Monday, April 08, 2002

Ballpark brightens Toledo's outlook




The Associated Press

        TOLEDO, Ohio — Customers clutching Toledo Mud Hens jerseys and pennants snaked past unopened boxes of merchandise at the team's souvenir shop inside their new downtown ballpark. Across the street, there was a wait for tables at the two-week-old Durty Bird restaurant. Opening day is still a day away, and the ballpark already is a hit.

        What's more impressive is how Fifth Third Field has changed Toledo's perception of itself. Lifelong residents who seem to take pride in their dour outlook of the city are now beaming.

        “I'll admit I'm one of the skeptics who said it wouldn't happen,” Karen Pugh said. “I'm not a big baseball fan, but I can't wait to come to a game.”

        Ms. Pugh got an early look at the ballpark Thursday morning and said she almost didn't recognize her hometown.

        “We're amazed,” she said. “I can't believe it's really here.”

        The $39 million ballpark is bringing life to a dormant downtown area filled with brick warehouses dating to the late 1800s.

        Five buildings in the right field corner are incorporated into the ballpark and will house a book store and offices. The team office and souvenir store occupy one building. Nearby, construction workers are busy finishing other storefronts.

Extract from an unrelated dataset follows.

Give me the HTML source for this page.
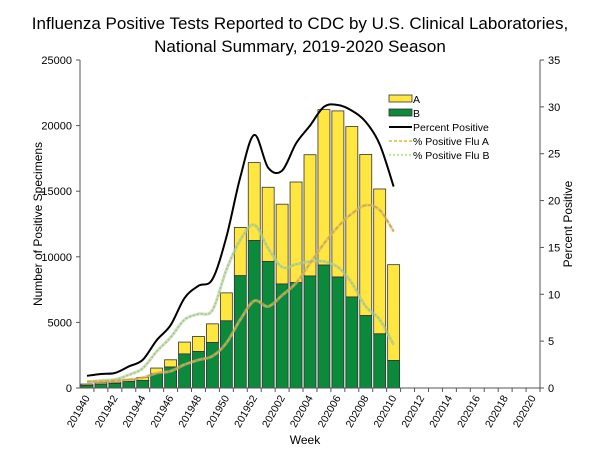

        “From my office I can see a new condo development, a bar and tavern, and a deli,” said Mud Hens general manager Joe Napoli.

        Fifth Third Field blends well into the neighborhood. The field is below street level, allowing the outside of the brick ballpark to match the height of surrounding buildings.

        “It's what ballparks were long ago,” said Patrick Zohn of the Gateway Group, which oversaw the project. “They were a fabric of the city.”

        There's also a renewed interest in the Mud Hens, the top farm team of the Detroit Tigers.

        Season ticket sales have tripled. Group sales have doubled. Tickets for the opener were gone in a little more than two hours.

        And by Tuesday's opener, the team will have sold about the same number of tickets for this season as it did for all of last year.

        “All of this is occurring without the ballpark even being open,” Mr. Napoli said. “We can't wait until people can get in the park and look around.”

        There are about 8,900 seats.

        It's a quite a change from the old “Hen House.”

        The International League team played before at Ned Skeldon Stadium in suburban Maumee. It was a renovated horse track plagued by poor sight lines and a lack of bathrooms and concession stands.

        “We are hearing from people who never would have considered coming to a game before,” Mr. Napoli said.